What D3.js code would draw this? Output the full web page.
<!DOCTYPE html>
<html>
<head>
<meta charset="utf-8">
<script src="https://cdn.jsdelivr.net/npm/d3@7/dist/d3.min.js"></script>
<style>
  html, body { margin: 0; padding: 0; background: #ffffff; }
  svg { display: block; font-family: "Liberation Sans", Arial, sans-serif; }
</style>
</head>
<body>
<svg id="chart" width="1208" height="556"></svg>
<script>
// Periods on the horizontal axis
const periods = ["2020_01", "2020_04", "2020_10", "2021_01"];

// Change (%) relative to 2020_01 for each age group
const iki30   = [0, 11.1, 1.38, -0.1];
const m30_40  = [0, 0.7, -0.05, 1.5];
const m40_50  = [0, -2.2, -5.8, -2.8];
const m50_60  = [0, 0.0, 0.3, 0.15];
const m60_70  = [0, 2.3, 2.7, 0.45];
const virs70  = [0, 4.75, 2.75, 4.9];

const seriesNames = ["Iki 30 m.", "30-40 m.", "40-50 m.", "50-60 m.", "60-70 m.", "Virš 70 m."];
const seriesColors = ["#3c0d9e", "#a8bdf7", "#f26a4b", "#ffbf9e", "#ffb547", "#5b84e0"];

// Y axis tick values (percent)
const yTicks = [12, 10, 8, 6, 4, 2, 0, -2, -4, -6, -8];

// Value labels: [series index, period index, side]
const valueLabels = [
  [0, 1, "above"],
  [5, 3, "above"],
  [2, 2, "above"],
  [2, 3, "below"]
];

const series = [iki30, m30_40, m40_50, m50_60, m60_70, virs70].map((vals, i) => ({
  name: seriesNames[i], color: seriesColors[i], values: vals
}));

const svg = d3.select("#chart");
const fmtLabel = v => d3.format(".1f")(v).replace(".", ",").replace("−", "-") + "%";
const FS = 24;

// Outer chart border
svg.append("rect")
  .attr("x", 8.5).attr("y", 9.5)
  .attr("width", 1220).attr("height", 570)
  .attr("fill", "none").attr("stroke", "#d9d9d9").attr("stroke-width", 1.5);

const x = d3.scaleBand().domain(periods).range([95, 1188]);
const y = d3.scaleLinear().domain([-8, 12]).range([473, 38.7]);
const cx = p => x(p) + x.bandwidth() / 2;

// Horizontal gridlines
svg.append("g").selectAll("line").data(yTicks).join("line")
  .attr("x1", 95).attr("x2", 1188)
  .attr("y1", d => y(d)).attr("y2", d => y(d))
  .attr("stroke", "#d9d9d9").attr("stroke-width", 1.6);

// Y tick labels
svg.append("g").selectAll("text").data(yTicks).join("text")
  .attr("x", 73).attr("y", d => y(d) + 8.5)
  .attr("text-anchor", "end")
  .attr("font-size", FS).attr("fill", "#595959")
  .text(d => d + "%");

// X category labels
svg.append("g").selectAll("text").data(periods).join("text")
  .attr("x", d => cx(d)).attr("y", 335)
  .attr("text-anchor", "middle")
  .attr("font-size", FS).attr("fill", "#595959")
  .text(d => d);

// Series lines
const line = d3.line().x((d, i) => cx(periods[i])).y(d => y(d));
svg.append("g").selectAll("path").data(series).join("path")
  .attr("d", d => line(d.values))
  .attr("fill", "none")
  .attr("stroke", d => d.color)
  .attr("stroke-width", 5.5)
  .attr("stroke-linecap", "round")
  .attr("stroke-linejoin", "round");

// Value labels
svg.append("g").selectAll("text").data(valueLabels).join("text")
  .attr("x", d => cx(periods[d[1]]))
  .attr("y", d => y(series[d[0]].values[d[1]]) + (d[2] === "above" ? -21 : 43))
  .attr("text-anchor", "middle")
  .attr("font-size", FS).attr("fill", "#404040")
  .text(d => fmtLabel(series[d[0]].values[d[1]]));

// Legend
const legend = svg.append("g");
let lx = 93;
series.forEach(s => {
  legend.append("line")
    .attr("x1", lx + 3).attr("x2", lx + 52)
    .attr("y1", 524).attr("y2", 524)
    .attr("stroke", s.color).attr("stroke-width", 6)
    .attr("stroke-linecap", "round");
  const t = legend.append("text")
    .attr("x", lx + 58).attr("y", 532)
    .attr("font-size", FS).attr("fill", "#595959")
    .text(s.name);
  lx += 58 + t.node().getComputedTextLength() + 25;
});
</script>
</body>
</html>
* * *
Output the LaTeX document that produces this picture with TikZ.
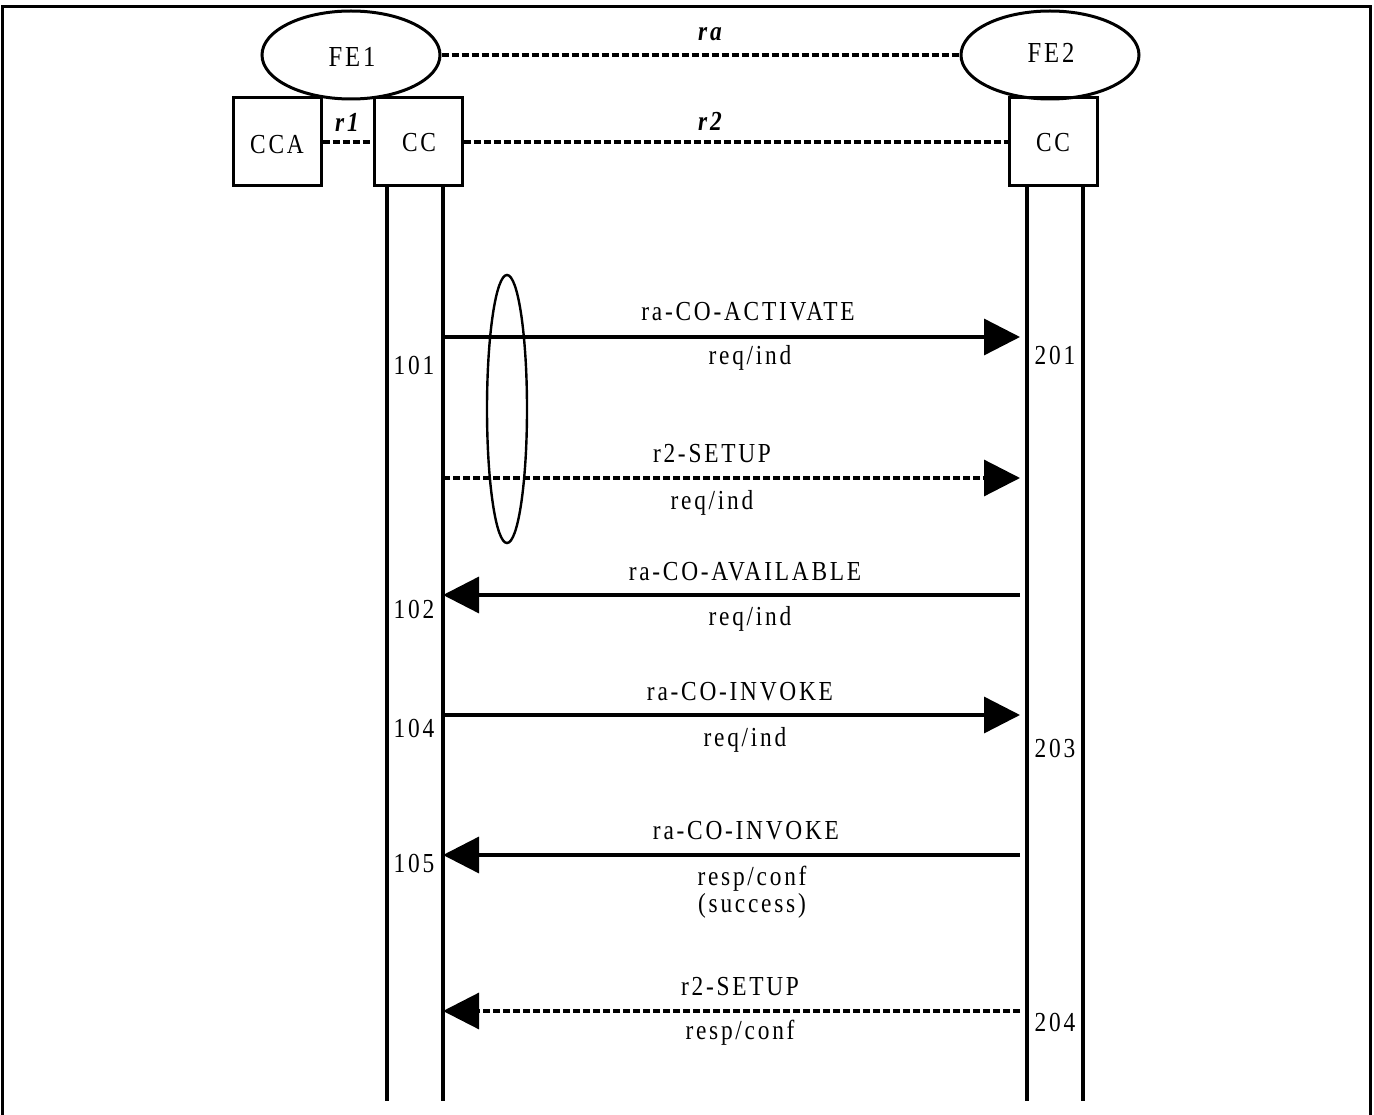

Goal:
Check each line above for the word "Output" and say how many have it, with nothing else.

The solution:
2